▶ **Aim**:
Print every entry, word for word, and skip the images.

▶ **Raw records**:
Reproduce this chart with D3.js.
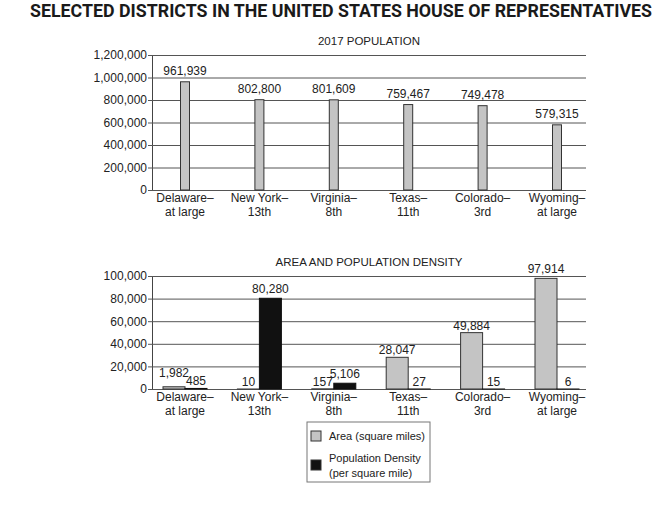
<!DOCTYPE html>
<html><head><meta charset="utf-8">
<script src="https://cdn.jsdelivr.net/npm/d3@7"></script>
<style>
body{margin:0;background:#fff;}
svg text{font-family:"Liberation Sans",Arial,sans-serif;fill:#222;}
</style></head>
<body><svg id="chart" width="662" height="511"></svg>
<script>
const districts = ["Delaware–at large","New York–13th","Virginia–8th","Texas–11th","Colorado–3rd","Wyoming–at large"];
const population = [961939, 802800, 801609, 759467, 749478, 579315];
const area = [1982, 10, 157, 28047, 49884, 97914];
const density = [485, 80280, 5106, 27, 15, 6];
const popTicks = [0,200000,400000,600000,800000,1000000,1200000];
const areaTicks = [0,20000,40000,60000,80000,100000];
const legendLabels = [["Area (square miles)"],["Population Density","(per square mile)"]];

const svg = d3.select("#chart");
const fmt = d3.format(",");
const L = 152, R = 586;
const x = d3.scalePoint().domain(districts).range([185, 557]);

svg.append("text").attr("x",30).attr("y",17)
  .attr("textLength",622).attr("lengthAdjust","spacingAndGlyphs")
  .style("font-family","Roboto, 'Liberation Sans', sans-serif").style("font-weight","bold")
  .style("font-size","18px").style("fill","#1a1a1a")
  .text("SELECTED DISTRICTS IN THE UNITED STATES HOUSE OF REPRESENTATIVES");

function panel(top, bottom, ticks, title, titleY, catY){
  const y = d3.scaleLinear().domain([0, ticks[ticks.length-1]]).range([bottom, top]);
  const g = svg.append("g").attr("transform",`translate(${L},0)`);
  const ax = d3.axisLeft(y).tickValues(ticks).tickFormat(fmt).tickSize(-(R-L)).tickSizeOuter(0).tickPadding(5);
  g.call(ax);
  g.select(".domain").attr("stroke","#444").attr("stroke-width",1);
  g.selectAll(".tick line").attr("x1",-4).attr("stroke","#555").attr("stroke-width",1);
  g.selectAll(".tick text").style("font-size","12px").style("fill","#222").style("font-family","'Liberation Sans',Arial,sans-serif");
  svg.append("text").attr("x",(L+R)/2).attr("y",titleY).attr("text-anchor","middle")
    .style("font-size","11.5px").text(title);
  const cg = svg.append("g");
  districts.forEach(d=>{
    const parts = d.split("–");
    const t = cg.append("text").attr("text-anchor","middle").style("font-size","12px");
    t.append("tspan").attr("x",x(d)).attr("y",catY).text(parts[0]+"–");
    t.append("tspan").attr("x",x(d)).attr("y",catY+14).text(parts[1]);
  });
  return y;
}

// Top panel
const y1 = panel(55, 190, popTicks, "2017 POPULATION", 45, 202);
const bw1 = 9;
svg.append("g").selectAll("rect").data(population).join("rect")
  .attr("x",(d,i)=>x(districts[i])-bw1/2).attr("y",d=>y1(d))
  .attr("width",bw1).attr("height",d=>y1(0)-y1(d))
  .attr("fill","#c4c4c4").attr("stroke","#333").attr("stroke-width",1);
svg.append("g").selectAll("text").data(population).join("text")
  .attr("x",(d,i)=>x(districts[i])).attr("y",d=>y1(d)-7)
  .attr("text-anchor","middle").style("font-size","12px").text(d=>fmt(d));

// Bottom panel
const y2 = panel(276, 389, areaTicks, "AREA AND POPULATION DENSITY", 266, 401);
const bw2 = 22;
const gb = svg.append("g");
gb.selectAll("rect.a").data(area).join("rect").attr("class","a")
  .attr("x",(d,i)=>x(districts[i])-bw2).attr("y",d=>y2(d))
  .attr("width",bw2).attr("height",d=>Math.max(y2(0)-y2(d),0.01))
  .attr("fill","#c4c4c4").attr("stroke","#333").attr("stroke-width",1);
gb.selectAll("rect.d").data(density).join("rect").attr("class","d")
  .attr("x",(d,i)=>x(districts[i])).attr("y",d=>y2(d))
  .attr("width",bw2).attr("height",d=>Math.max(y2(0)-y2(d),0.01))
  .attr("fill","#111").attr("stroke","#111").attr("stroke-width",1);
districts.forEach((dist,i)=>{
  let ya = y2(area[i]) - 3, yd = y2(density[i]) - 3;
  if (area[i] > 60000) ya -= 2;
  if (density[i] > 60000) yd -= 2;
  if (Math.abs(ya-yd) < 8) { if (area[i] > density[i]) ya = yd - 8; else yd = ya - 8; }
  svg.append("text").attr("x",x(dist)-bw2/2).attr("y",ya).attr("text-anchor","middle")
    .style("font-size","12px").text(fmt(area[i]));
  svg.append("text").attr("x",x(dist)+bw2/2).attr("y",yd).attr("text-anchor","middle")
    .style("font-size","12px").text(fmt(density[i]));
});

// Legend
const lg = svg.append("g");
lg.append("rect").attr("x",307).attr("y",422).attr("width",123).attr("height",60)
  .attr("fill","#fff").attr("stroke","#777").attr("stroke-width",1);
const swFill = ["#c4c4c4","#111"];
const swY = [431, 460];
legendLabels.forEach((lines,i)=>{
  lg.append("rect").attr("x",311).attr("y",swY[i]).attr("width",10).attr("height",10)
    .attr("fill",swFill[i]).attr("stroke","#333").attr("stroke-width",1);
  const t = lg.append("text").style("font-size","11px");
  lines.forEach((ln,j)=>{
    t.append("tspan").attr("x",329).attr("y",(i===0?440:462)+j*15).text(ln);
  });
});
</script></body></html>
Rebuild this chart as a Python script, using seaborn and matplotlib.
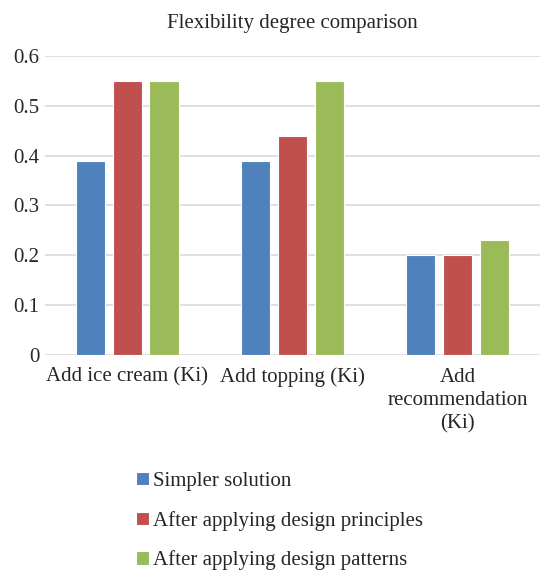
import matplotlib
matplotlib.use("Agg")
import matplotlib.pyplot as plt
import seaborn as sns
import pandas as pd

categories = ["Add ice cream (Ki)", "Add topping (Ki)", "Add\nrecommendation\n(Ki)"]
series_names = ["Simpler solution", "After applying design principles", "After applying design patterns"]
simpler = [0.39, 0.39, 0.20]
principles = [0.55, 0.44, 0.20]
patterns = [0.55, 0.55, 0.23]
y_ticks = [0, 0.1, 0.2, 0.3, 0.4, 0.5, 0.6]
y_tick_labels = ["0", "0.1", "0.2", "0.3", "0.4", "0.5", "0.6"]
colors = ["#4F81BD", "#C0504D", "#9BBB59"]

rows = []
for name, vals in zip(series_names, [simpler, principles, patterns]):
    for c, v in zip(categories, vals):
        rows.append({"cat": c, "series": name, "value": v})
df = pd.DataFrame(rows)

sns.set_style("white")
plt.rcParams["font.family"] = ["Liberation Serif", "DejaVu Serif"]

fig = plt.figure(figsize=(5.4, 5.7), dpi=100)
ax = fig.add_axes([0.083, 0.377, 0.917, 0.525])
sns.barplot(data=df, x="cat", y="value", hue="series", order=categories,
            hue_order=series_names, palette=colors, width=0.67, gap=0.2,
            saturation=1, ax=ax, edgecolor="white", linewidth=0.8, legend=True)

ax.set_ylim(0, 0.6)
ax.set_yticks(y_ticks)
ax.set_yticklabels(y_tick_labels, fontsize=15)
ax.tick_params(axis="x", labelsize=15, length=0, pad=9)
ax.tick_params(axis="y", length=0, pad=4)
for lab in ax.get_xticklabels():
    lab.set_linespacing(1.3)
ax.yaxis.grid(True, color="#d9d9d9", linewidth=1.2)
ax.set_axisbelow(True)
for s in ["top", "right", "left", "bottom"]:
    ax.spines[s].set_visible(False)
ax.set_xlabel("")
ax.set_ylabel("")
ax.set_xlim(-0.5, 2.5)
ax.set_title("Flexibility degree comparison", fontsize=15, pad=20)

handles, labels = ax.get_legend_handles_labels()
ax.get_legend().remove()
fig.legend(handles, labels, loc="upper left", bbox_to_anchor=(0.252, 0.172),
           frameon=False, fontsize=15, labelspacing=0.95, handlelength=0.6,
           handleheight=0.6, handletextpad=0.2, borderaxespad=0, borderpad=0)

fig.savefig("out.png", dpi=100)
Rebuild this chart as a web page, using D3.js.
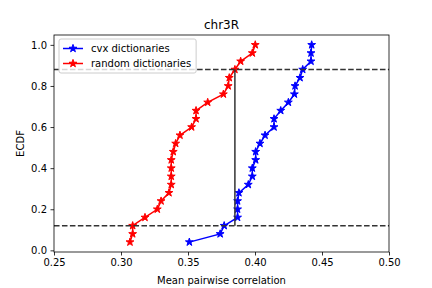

▶ **Output for this exercise**:
Reproduce this chart with D3.js.
<!DOCTYPE html>
<html><head><meta charset="utf-8">
<script src="https://cdn.jsdelivr.net/npm/d3@7"></script>
<style>
body{margin:0;background:#fff;}
svg text{font-family:"Liberation Sans",Arial,sans-serif;fill:#222;}
</style></head>
<body><svg id="chart" width="662" height="511"></svg>
<script>
const districts = ["Delaware–at large","New York–13th","Virginia–8th","Texas–11th","Colorado–3rd","Wyoming–at large"];
const population = [961939, 802800, 801609, 759467, 749478, 579315];
const area = [1982, 10, 157, 28047, 49884, 97914];
const density = [485, 80280, 5106, 27, 15, 6];
const popTicks = [0,200000,400000,600000,800000,1000000,1200000];
const areaTicks = [0,20000,40000,60000,80000,100000];
const legendLabels = [["Area (square miles)"],["Population Density","(per square mile)"]];

const svg = d3.select("#chart");
const fmt = d3.format(",");
const L = 152, R = 586;
const x = d3.scalePoint().domain(districts).range([185, 557]);

svg.append("text").attr("x",30).attr("y",17)
  .attr("textLength",622).attr("lengthAdjust","spacingAndGlyphs")
  .style("font-family","Roboto, 'Liberation Sans', sans-serif").style("font-weight","bold")
  .style("font-size","18px").style("fill","#1a1a1a")
  .text("SELECTED DISTRICTS IN THE UNITED STATES HOUSE OF REPRESENTATIVES");

function panel(top, bottom, ticks, title, titleY, catY){
  const y = d3.scaleLinear().domain([0, ticks[ticks.length-1]]).range([bottom, top]);
  const g = svg.append("g").attr("transform",`translate(${L},0)`);
  const ax = d3.axisLeft(y).tickValues(ticks).tickFormat(fmt).tickSize(-(R-L)).tickSizeOuter(0).tickPadding(5);
  g.call(ax);
  g.select(".domain").attr("stroke","#444").attr("stroke-width",1);
  g.selectAll(".tick line").attr("x1",-4).attr("stroke","#555").attr("stroke-width",1);
  g.selectAll(".tick text").style("font-size","12px").style("fill","#222").style("font-family","'Liberation Sans',Arial,sans-serif");
  svg.append("text").attr("x",(L+R)/2).attr("y",titleY).attr("text-anchor","middle")
    .style("font-size","11.5px").text(title);
  const cg = svg.append("g");
  districts.forEach(d=>{
    const parts = d.split("–");
    const t = cg.append("text").attr("text-anchor","middle").style("font-size","12px");
    t.append("tspan").attr("x",x(d)).attr("y",catY).text(parts[0]+"–");
    t.append("tspan").attr("x",x(d)).attr("y",catY+14).text(parts[1]);
  });
  return y;
}

// Top panel
const y1 = panel(55, 190, popTicks, "2017 POPULATION", 45, 202);
const bw1 = 9;
svg.append("g").selectAll("rect").data(population).join("rect")
  .attr("x",(d,i)=>x(districts[i])-bw1/2).attr("y",d=>y1(d))
  .attr("width",bw1).attr("height",d=>y1(0)-y1(d))
  .attr("fill","#c4c4c4").attr("stroke","#333").attr("stroke-width",1);
svg.append("g").selectAll("text").data(population).join("text")
  .attr("x",(d,i)=>x(districts[i])).attr("y",d=>y1(d)-7)
  .attr("text-anchor","middle").style("font-size","12px").text(d=>fmt(d));

// Bottom panel
const y2 = panel(276, 389, areaTicks, "AREA AND POPULATION DENSITY", 266, 401);
const bw2 = 22;
const gb = svg.append("g");
gb.selectAll("rect.a").data(area).join("rect").attr("class","a")
  .attr("x",(d,i)=>x(districts[i])-bw2).attr("y",d=>y2(d))
  .attr("width",bw2).attr("height",d=>Math.max(y2(0)-y2(d),0.01))
  .attr("fill","#c4c4c4").attr("stroke","#333").attr("stroke-width",1);
gb.selectAll("rect.d").data(density).join("rect").attr("class","d")
  .attr("x",(d,i)=>x(districts[i])).attr("y",d=>y2(d))
  .attr("width",bw2).attr("height",d=>Math.max(y2(0)-y2(d),0.01))
  .attr("fill","#111").attr("stroke","#111").attr("stroke-width",1);
districts.forEach((dist,i)=>{
  let ya = y2(area[i]) - 3, yd = y2(density[i]) - 3;
  if (area[i] > 60000) ya -= 2;
  if (density[i] > 60000) yd -= 2;
  if (Math.abs(ya-yd) < 8) { if (area[i] > density[i]) ya = yd - 8; else yd = ya - 8; }
  svg.append("text").attr("x",x(dist)-bw2/2).attr("y",ya).attr("text-anchor","middle")
    .style("font-size","12px").text(fmt(area[i]));
  svg.append("text").attr("x",x(dist)+bw2/2).attr("y",yd).attr("text-anchor","middle")
    .style("font-size","12px").text(fmt(density[i]));
});

// Legend
const lg = svg.append("g");
lg.append("rect").attr("x",307).attr("y",422).attr("width",123).attr("height",60)
  .attr("fill","#fff").attr("stroke","#777").attr("stroke-width",1);
const swFill = ["#c4c4c4","#111"];
const swY = [431, 460];
legendLabels.forEach((lines,i)=>{
  lg.append("rect").attr("x",311).attr("y",swY[i]).attr("width",10).attr("height",10)
    .attr("fill",swFill[i]).attr("stroke","#333").attr("stroke-width",1);
  const t = lg.append("text").style("font-size","11px");
  lines.forEach((ln,j)=>{
    t.append("tspan").attr("x",329).attr("y",(i===0?440:462)+j*15).text(ln);
  });
});
</script></body></html>
Rebuild this chart as a Python script, using seaborn and matplotlib.
import matplotlib
matplotlib.use("Agg")
import matplotlib.pyplot as plt
import seaborn as sns
import pandas as pd

categories = ["Add ice cream (Ki)", "Add topping (Ki)", "Add\nrecommendation\n(Ki)"]
series_names = ["Simpler solution", "After applying design principles", "After applying design patterns"]
simpler = [0.39, 0.39, 0.20]
principles = [0.55, 0.44, 0.20]
patterns = [0.55, 0.55, 0.23]
y_ticks = [0, 0.1, 0.2, 0.3, 0.4, 0.5, 0.6]
y_tick_labels = ["0", "0.1", "0.2", "0.3", "0.4", "0.5", "0.6"]
colors = ["#4F81BD", "#C0504D", "#9BBB59"]

rows = []
for name, vals in zip(series_names, [simpler, principles, patterns]):
    for c, v in zip(categories, vals):
        rows.append({"cat": c, "series": name, "value": v})
df = pd.DataFrame(rows)

sns.set_style("white")
plt.rcParams["font.family"] = ["Liberation Serif", "DejaVu Serif"]

fig = plt.figure(figsize=(5.4, 5.7), dpi=100)
ax = fig.add_axes([0.083, 0.377, 0.917, 0.525])
sns.barplot(data=df, x="cat", y="value", hue="series", order=categories,
            hue_order=series_names, palette=colors, width=0.67, gap=0.2,
            saturation=1, ax=ax, edgecolor="white", linewidth=0.8, legend=True)

ax.set_ylim(0, 0.6)
ax.set_yticks(y_ticks)
ax.set_yticklabels(y_tick_labels, fontsize=15)
ax.tick_params(axis="x", labelsize=15, length=0, pad=9)
ax.tick_params(axis="y", length=0, pad=4)
for lab in ax.get_xticklabels():
    lab.set_linespacing(1.3)
ax.yaxis.grid(True, color="#d9d9d9", linewidth=1.2)
ax.set_axisbelow(True)
for s in ["top", "right", "left", "bottom"]:
    ax.spines[s].set_visible(False)
ax.set_xlabel("")
ax.set_ylabel("")
ax.set_xlim(-0.5, 2.5)
ax.set_title("Flexibility degree comparison", fontsize=15, pad=20)

handles, labels = ax.get_legend_handles_labels()
ax.get_legend().remove()
fig.legend(handles, labels, loc="upper left", bbox_to_anchor=(0.252, 0.172),
           frameon=False, fontsize=15, labelspacing=0.95, handlelength=0.6,
           handleheight=0.6, handletextpad=0.2, borderaxespad=0, borderpad=0)

fig.savefig("out.png", dpi=100)
Rebuild this chart as a web page, using D3.js.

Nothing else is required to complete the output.